The Pittsburgh Public Schools plan to reorganize the current model of secondary education and to implement a new teacher evaluation and compensation model that will cost about $26 million over the next four years, officials said.

The tab, for the most part, reflects the operational costs at the six schools mostly affected by the district’s plan.

Implementation of the initiatives is largely dependent on how well the city schools will do in securing money under a new system of federal education funding.

"The feds have completely changed how we interact with them," said schools Superintendent Mark Roosevelt, who presented the financial projections of his reform agenda to the school board on Monday.

The federal government now requires school districts to show how they plan to improve their persistently low-performing schools as a precondition for federal funding.

That funding is mostly driven through programs like the Race to the To p competition and School Improvement Grants.

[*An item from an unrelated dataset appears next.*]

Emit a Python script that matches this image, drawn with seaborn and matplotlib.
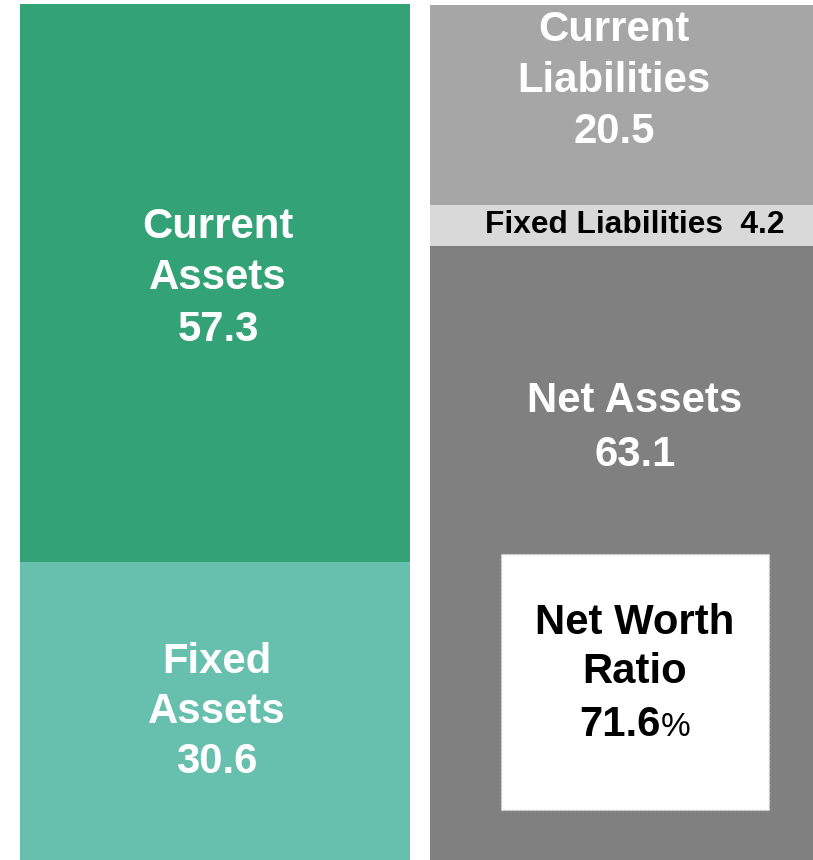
import matplotlib
matplotlib.use("Agg")
import matplotlib.pyplot as plt
import seaborn as sns
import pandas as pd
from matplotlib.patches import Rectangle

# ---------------- data ----------------
categories = ["Assets", "Liabilities & Net Assets"]
current_assets = 57.3
fixed_assets = 30.6
current_liabilities = 20.5
fixed_liabilities = 4.2
net_assets = 63.1
net_worth_ratio = 71.6

colors = {
    "current_assets": "#34a277",
    "fixed_assets": "#66c0ad",
    "current_liabilities": "#a6a6a6",
    "fixed_liabilities": "#d9d9d9",
    "net_assets": "#808080",
}

sns.set_theme(style="white")
plt.rcParams["font.family"] = ["Liberation Sans", "DejaVu Sans"]

W, H, DPI = 813, 860, 100
fig = plt.figure(figsize=(W / DPI, H / DPI), dpi=DPI)
ax = fig.add_axes([0, 0, 1, 1])

# stacked bars drawn as overlapping cumulative layers
layers = [
    ([fixed_assets + current_assets,
      net_assets + fixed_liabilities + current_liabilities],
     [colors["current_assets"], colors["current_liabilities"]]),
    ([fixed_assets, net_assets + fixed_liabilities],
     [colors["fixed_assets"], colors["fixed_liabilities"]]),
    ([0.0, net_assets],
     [colors["fixed_assets"], colors["net_assets"]]),
]
for values, cols in layers:
    df = pd.DataFrame({"cat": categories, "val": values})
    sns.barplot(data=df, x="cat", y="val", hue="cat", order=categories,
                hue_order=categories, palette=dict(zip(categories, cols)),
                dodge=False, legend=False, width=0.951, linewidth=0,
                saturation=1, ax=ax)

ax.set_xlim(-0.5244, -0.5244 + W / 410)
ax.set_ylim(0, 88.31)
ax.axis("off")

FS = 30.2          # large label size (pt)
CAP = 0.716 * FS * DPI / 72


def stacked_label(x, y, lines, dx, dy, color, spacing=51.5, size=FS):
    cap = 0.716 * size * DPI / 72
    n = len(lines)
    for i, line in enumerate(lines):
        off = dy - (i - (n - 1) / 2) * spacing - cap / 2
        ax.annotate(line, xy=(x, y), xytext=(dx, off),
                    textcoords="offset pixels", ha="center", va="baseline",
                    fontsize=size, fontweight="bold", color=color)


stacked_label(0, fixed_assets + current_assets / 2,
              ["Current", "Assets", f"{current_assets:.1f}"], 3, 9, "white")
stacked_label(0, fixed_assets / 2,
              ["Fixed", "Assets", f"{fixed_assets:.1f}"], 2, 3, "white", spacing=50)
stacked_label(1, net_assets + fixed_liabilities + current_liabilities / 2,
              ["Current", "Liabilities", f"{current_liabilities:.1f}"], -11, 28,
              "white", spacing=51)
stacked_label(1, net_assets + fixed_liabilities / 2,
              [f"Fixed Liabilities  {fixed_liabilities:.1f}"], 10, 3, "black",
              size=22.8)
stacked_label(1, net_assets / 2,
              ["Net Assets", f"{net_assets:.1f}"], 10, 129, "white", spacing=54)

# net worth ratio box
bx0, by0, bx1, by1 = 501, 554, 769, 810
fig.patches.append(Rectangle((bx0 / W, 1 - by1 / H), (bx1 - bx0) / W,
                             (by1 - by0) / H, transform=fig.transFigure,
                             facecolor="white", edgecolor="#cfcfcf",
                             linewidth=0.9, linestyle=(0, (2, 1.2)), zorder=5))

cx = 635
for text, yc in [("Net Worth", 619), ("Ratio", 668)]:
    fig.text(cx / W, 1 - (yc + CAP / 2) / H, text, ha="center", va="baseline",
             fontsize=FS, fontweight="bold", color="black", zorder=6)

renderer = fig.canvas.get_renderer()
t_num = fig.text(0, 0, f"{net_worth_ratio:.1f}", fontsize=FS, fontweight="bold",
                 color="black", va="baseline", ha="left", zorder=6)
t_pct = fig.text(0, 0, "%", fontsize=24, fontweight="normal", color="black",
                 va="baseline", ha="left", zorder=6)
w_num = t_num.get_window_extent(renderer).width
w_pct = t_pct.get_window_extent(renderer).width
x_start = cx - (w_num + w_pct) / 2
yb = 1 - (721 + CAP / 2) / H
t_num.set_position((x_start / W, yb))
t_pct.set_position(((x_start + w_num) / W, yb))

fig.savefig("out.png", dpi=DPI, facecolor="white")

In the second round of the Race to the Top competition, Pennsylvania is one of 19 finalists vying for as much as $400 million in education funding.

In Pittsburgh, the district’s application for federal monies– $15.3 million in Race to the Top competition; $39.5 million in the Teacher Incentive Fund and $29.5 million in School Improvement Grants — is supported by its plans to reorganize secondary schools and to change how teachers are hired, trained, evaluated, and paid.

The district in June proposed a sweeping reorganization of some East End schools, including the closure of Pittsburgh Peabody High School, relocation of the International Baccalaureate program to the Peabody building and creation of two single-gender academies at Pittsburgh Westinghouse High School.

The transformation of Westinghouse high school into two single-gender academies will cost about $5.9 million.

The Homewood school building, which underwent a $25 million renovation in 2001, will also require capital improvements of about $1million, officials said. The school will be expanded into a sixth- through 12th-grade building and restructured to house the two academies, with a total capacity of about 1,100 students.

The plan also includes a partnership between Pittsburgh Oliver High School and the Community College of Allegheny County to create four academies offering various career and technical education choices. The partnership will create what will be known as the Gateway Center to the Promise, serving all students in the North Side feeder pattern.

The proposed Gateway Center to the Promise, which will be housed at Pittsburgh Oliver, focusing on an ea rly college entry program and enhanced career and technical education, is budgeted to cost about $4.7 million to implement over the next four years, officials said.

In addition, the district unveiled plans last month to open a teacher training academy at Pittsburgh Brashear High School and Pittsburgh King PreK-8 next year– a key component of the Empowering Effective Teachers Plan, which is part of the $40 million grant the Bill and Melinda Gates Foundation awarded to the district last year.

The teacher academy, which would open in the 2011-12 academic year, is projected to cost about $5.9 million over four years at Brashear and about $4.8 million at King. The elementary school would also incur capital improvements totalling about $3.3 million.

To qualify for federal funding under Race to the Top and School Improvement Grants programs, school districts must adopt one of four actions– transformation, turnaround, restart or closure — in schools the state names as among the lowest performing in the state.

Perry and Langley high schools have been placed in the category of schools to be transformed. That will include implementation of aspects of the Empowering Effective Teachers Plan, like a new research-based model for teacher evaluation known as RISE and the creation of a Promise Readiness Corps.

The readiness corps will assist a team of teachers who will shepherd the same group of students in ninth and 10th grades. The implementation of both programs will cost about $2.8 million at Perry and about $1.9 million at Langley over a four-year period.

The school board is expected to vote on approval of the district’s reform agenda later this month.